An Introduction to Dorklish for Older Americans

Frederick J. Ernst

Are you often not sure what younger speakers are talking about? Don't fret! They are not speaking English but another language, Dorklish, that once was a poor cousin of English, but which today appears to be the dominant language in America. Modern Dorklish is perhaps most easily recognized by the ubiquitous and superfluous "lyek" and "yunóh."

In Dorklish there are few adverbs; you simply use an adjective where in English you would use an adverb. Thus, for example, a speaker of Dorklish would say "Drive slow" instead of "Drive slowly" and "He speaks Dorklish good" instead of "He speaks Dorklish well." About the only use of adverbs in Dorkish is to split infinitives, as in the familiar expression "to boldly go."

Nouns, most notably "fun", are regularly used as adjectives in Dorklish, leading to particularly annoying comparatives and superlatives such as "funner" and "funnest."

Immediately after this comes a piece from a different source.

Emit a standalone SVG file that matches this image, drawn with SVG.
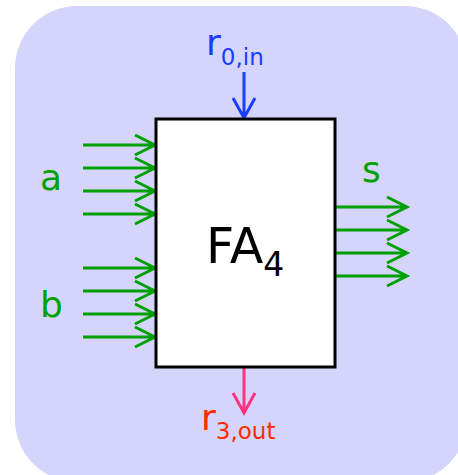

The French have had a strong influence upon Dorklish. While in English one says "It is I", in French one says "C'est moi." The speaker of Dorklish follows the French lead, and says "It is me." However, when an English speaker would use the word "me", a speaker of Dorklish is liable to use the reflexive pronoun "myself", as in, for example, "He asked myself."

One of the trickiest rules of Dorklish concerns the destructive and and the destructive or. A speaker of Dorklish says "John went to a movie" and "I went to a movie", but "Me and John went to a movie." Conversely, a speaker of Dorklish says "Please do it for me" and "Please do it for John", but "Please do it for John and I." Examples of such usage can be found in movies that were shot as far back as the middle of the twentieth century.

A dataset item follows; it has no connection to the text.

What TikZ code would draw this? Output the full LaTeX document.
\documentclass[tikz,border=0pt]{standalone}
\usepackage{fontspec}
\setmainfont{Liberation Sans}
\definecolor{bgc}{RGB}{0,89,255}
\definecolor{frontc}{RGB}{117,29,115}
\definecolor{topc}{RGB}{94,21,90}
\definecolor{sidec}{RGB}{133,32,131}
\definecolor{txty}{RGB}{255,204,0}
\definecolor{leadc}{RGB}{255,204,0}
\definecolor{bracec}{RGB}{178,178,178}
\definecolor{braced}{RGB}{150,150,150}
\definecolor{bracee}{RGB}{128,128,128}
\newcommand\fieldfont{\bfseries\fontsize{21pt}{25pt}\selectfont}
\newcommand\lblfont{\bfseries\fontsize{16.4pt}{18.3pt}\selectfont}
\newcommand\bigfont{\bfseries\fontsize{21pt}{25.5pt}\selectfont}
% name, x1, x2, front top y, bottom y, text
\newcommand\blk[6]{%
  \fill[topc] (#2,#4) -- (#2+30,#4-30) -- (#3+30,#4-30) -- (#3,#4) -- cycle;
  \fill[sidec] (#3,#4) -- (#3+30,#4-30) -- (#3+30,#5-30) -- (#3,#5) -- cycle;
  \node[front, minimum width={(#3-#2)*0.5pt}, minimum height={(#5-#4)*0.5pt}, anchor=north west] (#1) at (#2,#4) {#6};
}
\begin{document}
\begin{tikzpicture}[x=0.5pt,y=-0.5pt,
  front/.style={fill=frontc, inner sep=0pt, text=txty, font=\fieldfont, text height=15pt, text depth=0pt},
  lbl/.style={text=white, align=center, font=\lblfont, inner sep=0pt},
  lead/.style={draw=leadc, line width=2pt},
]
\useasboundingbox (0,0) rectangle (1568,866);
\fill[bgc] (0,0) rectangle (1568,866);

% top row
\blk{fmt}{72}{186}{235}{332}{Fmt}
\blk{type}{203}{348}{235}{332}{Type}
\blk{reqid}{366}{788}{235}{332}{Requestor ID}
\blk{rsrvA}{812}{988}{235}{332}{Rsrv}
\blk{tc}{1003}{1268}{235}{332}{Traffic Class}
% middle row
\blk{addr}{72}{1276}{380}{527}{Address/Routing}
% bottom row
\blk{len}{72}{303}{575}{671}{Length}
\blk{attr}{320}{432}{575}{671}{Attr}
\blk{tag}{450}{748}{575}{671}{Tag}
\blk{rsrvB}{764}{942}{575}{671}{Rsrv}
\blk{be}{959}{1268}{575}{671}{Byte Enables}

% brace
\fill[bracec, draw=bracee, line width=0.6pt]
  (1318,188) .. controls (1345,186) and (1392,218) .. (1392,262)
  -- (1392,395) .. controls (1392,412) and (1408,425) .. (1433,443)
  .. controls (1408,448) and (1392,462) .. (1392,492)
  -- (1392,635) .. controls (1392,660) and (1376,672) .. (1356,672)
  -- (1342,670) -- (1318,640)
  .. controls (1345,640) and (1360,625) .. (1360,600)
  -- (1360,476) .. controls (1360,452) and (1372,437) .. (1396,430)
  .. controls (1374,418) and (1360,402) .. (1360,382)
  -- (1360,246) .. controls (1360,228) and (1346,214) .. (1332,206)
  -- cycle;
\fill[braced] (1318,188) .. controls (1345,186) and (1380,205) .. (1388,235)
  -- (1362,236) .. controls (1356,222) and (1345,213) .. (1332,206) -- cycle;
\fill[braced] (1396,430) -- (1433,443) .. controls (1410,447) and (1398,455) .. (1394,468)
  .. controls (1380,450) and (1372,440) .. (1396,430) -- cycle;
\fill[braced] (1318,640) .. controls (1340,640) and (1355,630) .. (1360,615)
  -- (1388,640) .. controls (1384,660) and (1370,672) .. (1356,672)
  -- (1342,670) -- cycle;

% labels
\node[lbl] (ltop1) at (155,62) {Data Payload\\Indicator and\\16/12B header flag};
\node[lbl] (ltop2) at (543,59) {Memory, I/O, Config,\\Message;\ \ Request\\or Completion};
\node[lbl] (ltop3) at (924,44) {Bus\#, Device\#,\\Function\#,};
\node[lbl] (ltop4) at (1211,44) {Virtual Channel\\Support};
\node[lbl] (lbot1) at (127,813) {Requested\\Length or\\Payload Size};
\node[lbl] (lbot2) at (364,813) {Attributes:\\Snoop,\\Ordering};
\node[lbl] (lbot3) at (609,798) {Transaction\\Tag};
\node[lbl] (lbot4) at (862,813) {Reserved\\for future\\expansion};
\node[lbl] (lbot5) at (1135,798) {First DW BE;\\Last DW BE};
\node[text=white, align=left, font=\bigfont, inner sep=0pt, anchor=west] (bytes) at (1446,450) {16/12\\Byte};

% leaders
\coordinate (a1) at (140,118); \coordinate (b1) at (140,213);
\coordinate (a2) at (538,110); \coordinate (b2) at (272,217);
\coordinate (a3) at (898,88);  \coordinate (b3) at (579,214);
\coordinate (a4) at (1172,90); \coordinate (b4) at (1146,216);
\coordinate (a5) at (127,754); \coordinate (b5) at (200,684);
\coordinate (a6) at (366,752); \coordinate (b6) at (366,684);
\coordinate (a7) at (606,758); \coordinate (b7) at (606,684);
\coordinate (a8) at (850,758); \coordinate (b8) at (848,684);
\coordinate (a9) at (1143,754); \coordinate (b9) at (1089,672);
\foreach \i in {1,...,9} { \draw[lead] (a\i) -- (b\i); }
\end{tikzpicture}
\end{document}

The Dorklish habit of saying, for example, "without you paying" instead of "without your paying" began to creep into the language long ago. The typical speaker of Dorklish could not tell you that a gerund such as "paying" is a verbal noun. Nor is the word subjunctive in his or her vocabulary. In Dorklish you should sing "If I was a rich man ..." using the past indicative "I was" rather than the present subjunctive "I were."

Whereas in English the word "less" refers to quantity or degree and the word "fewer" refers to number, in Dorklish the same word "less" refers to quantity, degree or number. For example, a speaker of Dorklish would say "To eat healthy one should eat less French fries." This sentence also illustrates the use of an adjective instead of an adverb. Also, please note that whereas an English speaker would say, for example, "a few years" or "a small number of years", a speaker of Dorklish says "a few number of years."

Occasionally the pronunciation of words is different in English and Dorklish. The English word "nuclear" becomes "nukular" in Dorklish, while "similar" becomes "simular" or "similiar", like simulate or familiar. Some people in high places speak so!

By keeping these rules in mind, you can better understand the younger generation, and you might even be able to speak Dorklish well enough that people will think that you are a real Dork.